Je suis une (plus ou moins) jeune femme, je fais partie de la communauté LGBTQIA+ et je n’ai été choquée ni par le sketche de Claude-Inga Barbey, ni par la lettre de lecteur publiée dans La Liberté. Clairement inadaptée à l’époque, ni fine, ni drôle, ni intelligente, cette dernière aurait mérité une réaction proportionnée sous forme de réponse écrite et publiée par le même canal. C’est ainsi que le débat démocratique devrait s’exprimer. C'est ainsi que l'on a une chance de convaincre et de gagner l'adhésion de ceux que l'on considère comme des ennemis.
Ce qui me choque, en revanche, c’est le basculement de mouvements nécessaires et productifs, dont on se réjouissait de l’existence hier, dans la radicalisation la plus sommaire. Celle qui fait qu’aujourd’hui, on ne sait plus trop bien de quel côté est la victime.

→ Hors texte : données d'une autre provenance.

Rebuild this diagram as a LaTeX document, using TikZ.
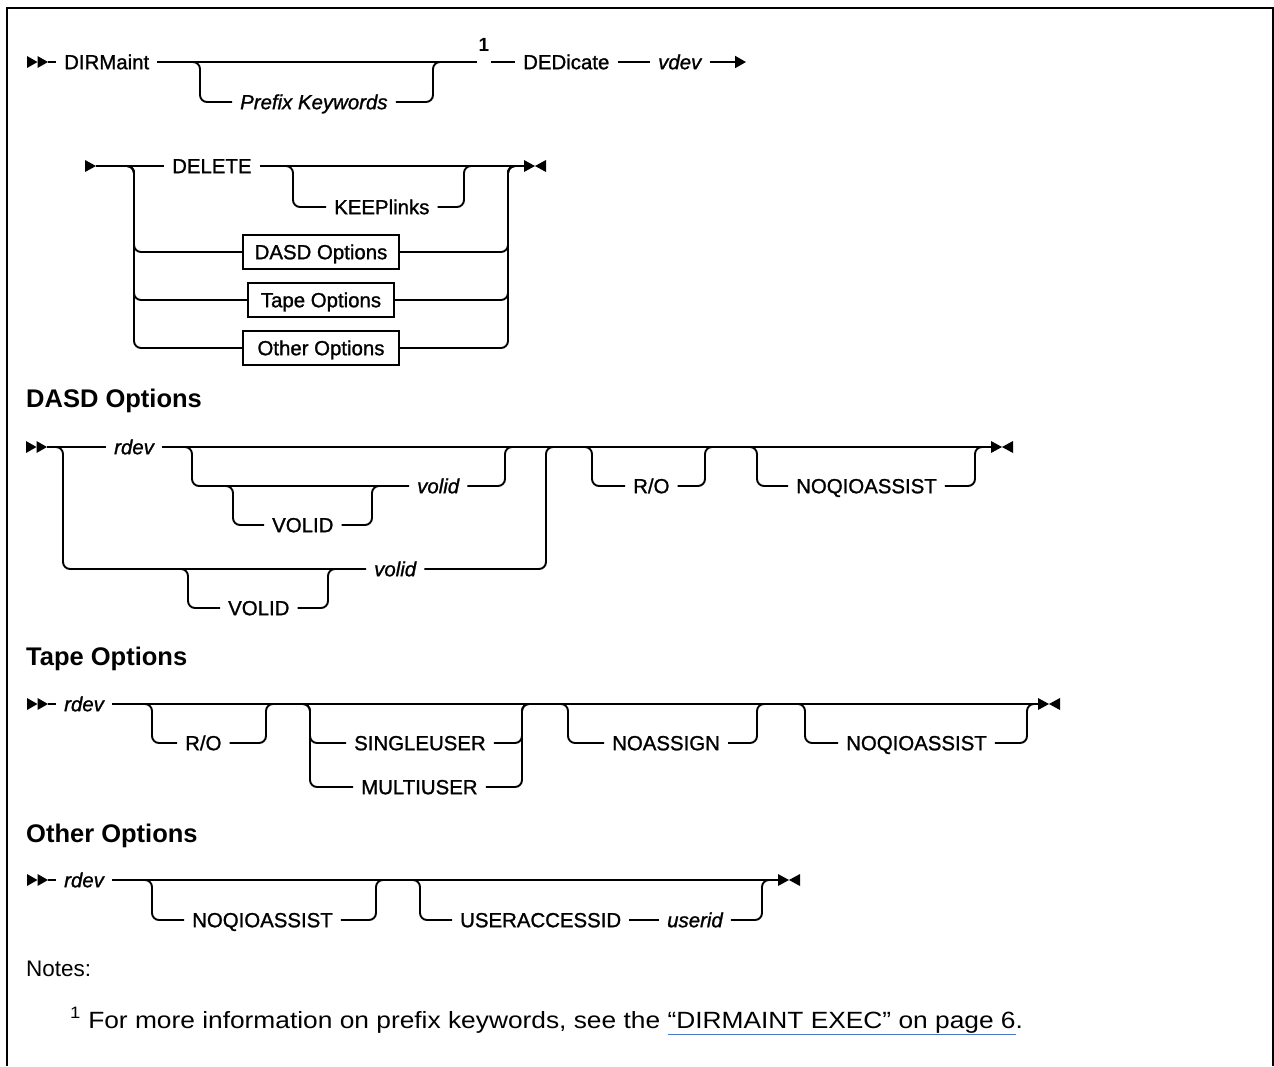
\documentclass[tikz,border=0pt]{standalone}
\usepackage{fontspec}
\setmainfont{Liberation Sans}
\newfontfamily\dfont{Liberation Sans}[FakeBold=1.2]
\newfontfamily\footfont{Liberation Sans}[FakeStretch=1.12]
\usetikzlibrary{arrows.meta}
\definecolor{linkblue}{HTML}{4A78C8}
\newcommand{\lnkul}[1]{{\color{linkblue}$\underline{\hbox{\color{black}#1}}$}}
\tikzset{
  rr/.style={line width=1.9pt, rounded corners=7pt},
  kw/.style={font=\dfont\fontsize{20.4}{24}\selectfont, inner xsep=8pt, inner ysep=0pt, text height=15.4pt, text depth=1pt, anchor=west},
  var/.style={kw, font=\dfont\fontsize{20.4}{24}\selectfont\itshape},
  optbox/.style={draw, line width=1.7pt, font=\dfont\fontsize{20.4}{24}\selectfont, inner xsep=0pt, inner ysep=0pt, text height=15.4pt, text depth=1pt, minimum height=34pt, anchor=center},
  hdr/.style={font=\fontsize{25.5}{30}\selectfont\bfseries, inner sep=0pt, anchor=west, text height=18.6pt, text depth=1pt},
  notetext/.style={font=\footfont\fontsize{23.5}{27}\selectfont, inner sep=0pt, anchor=base west},
  startmark/.pic={\fill (0,-6) -- (10.5,0) -- (0,6) -- cycle; \fill (10.5,-6) -- (21,0) -- (10.5,6) -- cycle;},
  endmark/.pic={\fill (0,-6) -- (11,0) -- (0,6) -- cycle; \fill (22,-6) -- (11,0) -- (22,6) -- cycle;},
  contmark/.pic={\fill (0,-6) -- (11,0) -- (0,6) -- cycle;}
}
\begin{document}
\begin{tikzpicture}[x=1pt,y=-1pt]
\useasboundingbox (0,0) rectangle (1274,1066);
\draw[line width=2pt] (7,1066) -- (7,8) -- (1273,8) -- (1273,1066);

% ---------- Row 1
\coordinate (s1) at (27,62);
\pic at (s1) {startmark};
\node[kw] (dirm) at (56,62) {DIRMaint};
\node[var] (pfx) at (232,102) {Prefix Keywords};
\node[font=\fontsize{19}{22}\selectfont\bfseries, inner sep=0pt] (fn) at (484,45) {1};
\coordinate (fnl) at (477,62);
\coordinate (fnr) at (491,62);
\node[kw] (ded) at (515,62) {DEDicate};
\node[var] (vdev) at (650,62) {vdev};
\coordinate (cont) at (746,62);
\draw[rr] ([xshift=21pt]s1) -- (dirm.west);
\draw[rr] (dirm.east) -- (fnl);
\draw[rr] (fnr) -- (ded.west);
\draw[rr] (ded.east) -- (vdev.west);
\draw[line width=1.9pt, -{Triangle[length=11pt,width=12pt]}] (vdev.east) -- (cont);
\draw[rr] (192,62) -- (200,62) -- (200,102) -- (pfx.west);
\draw[rr] (pfx.east) -- (433,102) -- (433,62) -- (441,62);

% ---------- Row 2
\coordinate (s2) at (85,166);
\pic at (s2) {contmark};
\node[kw] (del) at (164,166) {DELETE};
\node[kw] (keep) at (326,207) {KEEPlinks};
\node[optbox, minimum width=156pt] (dasd) at (321,252) {DASD Options};
\node[optbox, minimum width=146pt] (tape) at (321,300) {Tape Options};
\node[optbox, minimum width=156pt] (other) at (321,348) {Other Options};
\coordinate (e2) at (524,166);
\pic at (e2) {endmark};
\draw[rr] ([xshift=11pt]s2) -- (del.west);
\draw[rr] (del.east) -- (e2);
\draw[rr] (285,166) -- (293,166) -- (293,207) -- (keep.west);
\draw[rr] (keep.east) -- (464,207) -- (464,166) -- (472,166);
\foreach \b/\yy in {dasd/252, tape/300, other/348}{
  \draw[rr] (126,166) -- (134,166) -- (134,\yy) -- (\b.west);
  \draw[rr] (\b.east) -- (508,\yy) -- (508,166) -- (516,166);
}

% ---------- DASD Options
\node[hdr] (hdasd) at (26,399) {DASD Options};
\coordinate (s3) at (26,447);
\pic at (s3) {startmark};
\node[var] (rdev1) at (106,447) {rdev};
\node[var] (volA) at (409,486) {volid};
\node[kw] (VOLB) at (264,525) {VOLID};
\node[var] (volL) at (366,569) {volid};
\node[kw] (VOLC) at (220,608) {VOLID};
\node[kw] (ro1) at (625,486) {R/O};
\node[kw] (nq1) at (788,486) {NOQIOASSIST};
\coordinate (e3) at (991,447);
\pic at (e3) {endmark};
\draw[rr] ([xshift=21pt]s3) -- (rdev1.west);
\draw[rr] (rdev1.east) -- (e3);
\draw[rr] (184,447) -- (192,447) -- (192,486) -- (volA.west);
\draw[rr] (volA.east) -- (505,486) -- (505,447) -- (513,447);
\draw[rr] (225,486) -- (233,486) -- (233,525) -- (VOLB.west);
\draw[rr] (VOLB.east) -- (372,525) -- (372,486) -- (380,486);
\draw[rr] (55,447) -- (63,447) -- (63,569) -- (volL.west);
\draw[rr] (volL.east) -- (546,569) -- (546,447) -- (554,447);
\draw[rr] (180,569) -- (188,569) -- (188,608) -- (VOLC.west);
\draw[rr] (VOLC.east) -- (328,608) -- (328,569) -- (336,569);
\draw[rr] (584,447) -- (592,447) -- (592,486) -- (ro1.west);
\draw[rr] (ro1.east) -- (705,486) -- (705,447) -- (713,447);
\draw[rr] (749,447) -- (757,447) -- (757,486) -- (nq1.west);
\draw[rr] (nq1.east) -- (975,486) -- (975,447) -- (983,447);

% ---------- Tape Options
\node[hdr] (htape) at (26,657) {Tape Options};
\coordinate (s4) at (27,704);
\pic at (s4) {startmark};
\node[var] (rdev2) at (56,704) {rdev};
\node[kw] (ro2) at (177,743) {R/O};
\node[kw] (su) at (346,743) {SINGLEUSER};
\node[kw] (mu) at (353,787) {MULTIUSER};
\node[kw] (na) at (604,743) {NOASSIGN};
\node[kw] (nq2) at (838,743) {NOQIOASSIST};
\coordinate (e4) at (1038,704);
\pic at (e4) {endmark};
\draw[rr] ([xshift=21pt]s4) -- (rdev2.west);
\draw[rr] (rdev2.east) -- (e4);
\draw[rr] (144,704) -- (152,704) -- (152,743) -- (ro2.west);
\draw[rr] (ro2.east) -- (266,743) -- (266,704) -- (274,704);
\draw[rr] (302,704) -- (310,704) -- (310,743) -- (su.west);
\draw[rr] (su.east) -- (522,743) -- (522,704) -- (530,704);
\draw[rr] (302,704) -- (310,704) -- (310,787) -- (mu.west);
\draw[rr] (mu.east) -- (522,787) -- (522,704) -- (530,704);
\draw[rr] (560,704) -- (568,704) -- (568,743) -- (na.west);
\draw[rr] (na.east) -- (757,743) -- (757,704) -- (765,704);
\draw[rr] (797,704) -- (805,704) -- (805,743) -- (nq2.west);
\draw[rr] (nq2.east) -- (1027,743) -- (1027,704) -- (1035,704);

% ---------- Other Options
\node[hdr] (hother) at (26,834) {Other Options};
\coordinate (s5) at (27,880);
\pic at (s5) {startmark};
\node[var] (rdev3) at (56,880) {rdev};
\node[kw] (nq3) at (184,920) {NOQIOASSIST};
\node[kw] (uaid) at (452,920) {USERACCESSID};
\node[var] (uid) at (659,920) {userid};
\coordinate (e5) at (778,880);
\pic at (e5) {endmark};
\draw[rr] ([xshift=21pt]s5) -- (rdev3.west);
\draw[rr] (rdev3.east) -- (e5);
\draw[rr] (144,880) -- (152,880) -- (152,920) -- (nq3.west);
\draw[rr] (nq3.east) -- (376,920) -- (376,880) -- (384,880);
\draw[rr] (412,880) -- (420,880) -- (420,920) -- (uaid.west);
\draw[rr] (uaid.east) -- (uid.west);
\draw[rr] (uid.east) -- (762,920) -- (762,880) -- (770,880);

% ---------- Notes
\node[notetext, font=\fontsize{22.5}{27}\selectfont] (notes) at (26,976) {Notes:};
\node[notetext] (fnote) at (70,1028) {\textsuperscript{1} For more information on prefix keywords, see the \lnkul{“DIRMAINT EXEC” on page 6}.};
\end{tikzpicture}
\end{document}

Je suis effarée de voir ces groupements censés prôner l’ouverture d’esprit et l’acceptation de l’autre s’éloigner à ce point de leur mission première. Les gens qui sont allés taguer les voitures de la rédaction fribourgeoise, qui pénètrent de force dans les locaux d’organes de presse, ou qui ont multiplié les menaces de mort contre une humoriste ne se rendent-ils pas compte qu’ils utilisent des méthodes dignes de l’inquisition, qui sont une insulte à l’essence même de l’origine de leur création? Au bien-fondé de leur existence?

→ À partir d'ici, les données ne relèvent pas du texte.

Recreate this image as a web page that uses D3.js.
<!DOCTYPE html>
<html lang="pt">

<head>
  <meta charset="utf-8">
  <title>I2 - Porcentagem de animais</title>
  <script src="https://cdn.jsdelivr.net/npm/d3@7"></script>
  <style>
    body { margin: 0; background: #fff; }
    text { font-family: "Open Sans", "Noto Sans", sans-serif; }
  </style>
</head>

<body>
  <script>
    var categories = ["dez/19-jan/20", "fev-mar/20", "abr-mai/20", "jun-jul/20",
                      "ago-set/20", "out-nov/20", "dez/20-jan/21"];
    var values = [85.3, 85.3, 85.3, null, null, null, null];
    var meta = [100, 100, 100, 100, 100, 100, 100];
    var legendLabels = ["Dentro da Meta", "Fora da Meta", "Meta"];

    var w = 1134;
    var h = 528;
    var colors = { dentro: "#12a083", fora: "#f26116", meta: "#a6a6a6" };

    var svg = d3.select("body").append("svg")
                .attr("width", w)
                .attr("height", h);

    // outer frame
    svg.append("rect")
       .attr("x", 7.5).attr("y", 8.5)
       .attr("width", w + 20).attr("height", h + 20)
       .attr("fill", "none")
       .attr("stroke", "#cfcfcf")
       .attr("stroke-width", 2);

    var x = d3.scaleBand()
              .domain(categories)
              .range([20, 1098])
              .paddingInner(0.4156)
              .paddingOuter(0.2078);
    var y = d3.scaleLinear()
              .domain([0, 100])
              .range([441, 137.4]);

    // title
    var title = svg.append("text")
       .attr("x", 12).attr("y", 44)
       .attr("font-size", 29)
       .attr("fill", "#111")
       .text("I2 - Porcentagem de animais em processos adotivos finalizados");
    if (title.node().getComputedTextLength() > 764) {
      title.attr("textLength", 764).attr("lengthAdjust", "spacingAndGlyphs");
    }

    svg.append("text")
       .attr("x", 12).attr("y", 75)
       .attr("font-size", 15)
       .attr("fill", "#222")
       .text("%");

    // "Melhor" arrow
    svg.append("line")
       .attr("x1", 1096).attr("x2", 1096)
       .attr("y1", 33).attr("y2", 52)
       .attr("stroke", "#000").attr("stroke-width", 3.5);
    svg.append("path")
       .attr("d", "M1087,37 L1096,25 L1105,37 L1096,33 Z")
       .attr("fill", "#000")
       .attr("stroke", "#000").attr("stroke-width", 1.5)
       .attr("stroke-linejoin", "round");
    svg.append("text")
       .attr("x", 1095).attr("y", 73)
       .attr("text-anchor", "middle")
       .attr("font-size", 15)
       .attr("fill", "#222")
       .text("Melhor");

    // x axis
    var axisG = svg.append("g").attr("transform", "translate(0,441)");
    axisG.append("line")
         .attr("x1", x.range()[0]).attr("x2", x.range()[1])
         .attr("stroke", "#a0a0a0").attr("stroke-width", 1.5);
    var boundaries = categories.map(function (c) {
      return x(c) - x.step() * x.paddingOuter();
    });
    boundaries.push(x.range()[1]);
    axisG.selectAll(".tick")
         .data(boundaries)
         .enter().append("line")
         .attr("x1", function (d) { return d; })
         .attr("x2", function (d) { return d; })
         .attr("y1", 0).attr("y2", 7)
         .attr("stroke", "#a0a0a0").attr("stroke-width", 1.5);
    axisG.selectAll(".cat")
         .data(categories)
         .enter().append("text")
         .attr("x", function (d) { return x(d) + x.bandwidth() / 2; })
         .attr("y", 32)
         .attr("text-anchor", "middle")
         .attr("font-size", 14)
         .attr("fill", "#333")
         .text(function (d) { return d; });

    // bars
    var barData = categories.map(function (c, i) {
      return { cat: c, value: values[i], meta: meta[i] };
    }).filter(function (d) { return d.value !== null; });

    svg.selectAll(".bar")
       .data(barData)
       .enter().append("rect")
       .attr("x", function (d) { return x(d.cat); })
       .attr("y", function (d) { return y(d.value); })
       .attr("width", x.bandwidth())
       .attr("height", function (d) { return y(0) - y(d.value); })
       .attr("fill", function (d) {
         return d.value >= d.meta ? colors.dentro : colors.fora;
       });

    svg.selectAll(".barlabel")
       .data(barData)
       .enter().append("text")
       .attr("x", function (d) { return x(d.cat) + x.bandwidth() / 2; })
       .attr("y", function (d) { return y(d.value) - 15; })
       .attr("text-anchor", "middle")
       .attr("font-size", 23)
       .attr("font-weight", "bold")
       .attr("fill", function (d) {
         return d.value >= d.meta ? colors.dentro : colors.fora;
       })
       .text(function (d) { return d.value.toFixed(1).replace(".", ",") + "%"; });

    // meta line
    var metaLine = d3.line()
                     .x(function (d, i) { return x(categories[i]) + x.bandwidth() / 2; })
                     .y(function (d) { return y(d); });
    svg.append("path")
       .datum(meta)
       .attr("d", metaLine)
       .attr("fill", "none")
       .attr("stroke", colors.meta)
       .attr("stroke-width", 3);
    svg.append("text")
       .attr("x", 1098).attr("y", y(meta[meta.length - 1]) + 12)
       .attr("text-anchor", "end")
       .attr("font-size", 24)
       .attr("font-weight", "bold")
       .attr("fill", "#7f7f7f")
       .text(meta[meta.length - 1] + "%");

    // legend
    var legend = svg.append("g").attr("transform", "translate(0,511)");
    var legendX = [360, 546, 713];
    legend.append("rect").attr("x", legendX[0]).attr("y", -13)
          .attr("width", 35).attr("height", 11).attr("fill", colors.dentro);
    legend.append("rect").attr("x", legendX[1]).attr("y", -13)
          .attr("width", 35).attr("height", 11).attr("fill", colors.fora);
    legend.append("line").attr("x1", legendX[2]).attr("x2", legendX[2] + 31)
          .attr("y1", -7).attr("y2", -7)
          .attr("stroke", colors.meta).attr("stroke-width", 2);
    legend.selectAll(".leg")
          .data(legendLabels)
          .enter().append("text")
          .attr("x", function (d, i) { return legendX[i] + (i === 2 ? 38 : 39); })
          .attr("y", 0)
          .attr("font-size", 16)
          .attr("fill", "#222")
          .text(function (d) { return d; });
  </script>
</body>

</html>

Que valent les excuses que ces groupements parviennent toujours à obtenir, lorsqu’elles sont formulées sous la menace et dans la peur? Est-ce vraiment le genre de changement structurel que l’on désire? Passer d’un extrême à l’autre? Les sensibilités individuelles donnant le cap de ce qui est tolérable ou pas?
L’espoir d’un dialogue apaisé, seul moyen de mieux nous comprendre en tant que société, s’éloigne de plus en plus à cause de ceux-là même qui en ont le plus besoin. Quant aux humoristes, qui vont désormais devoir polisser leur discours afin de prendre en compte les états d’âme des uns et des autres, s’ils sont les baromètres de la liberté d’expression, alors on a du souci à se faire.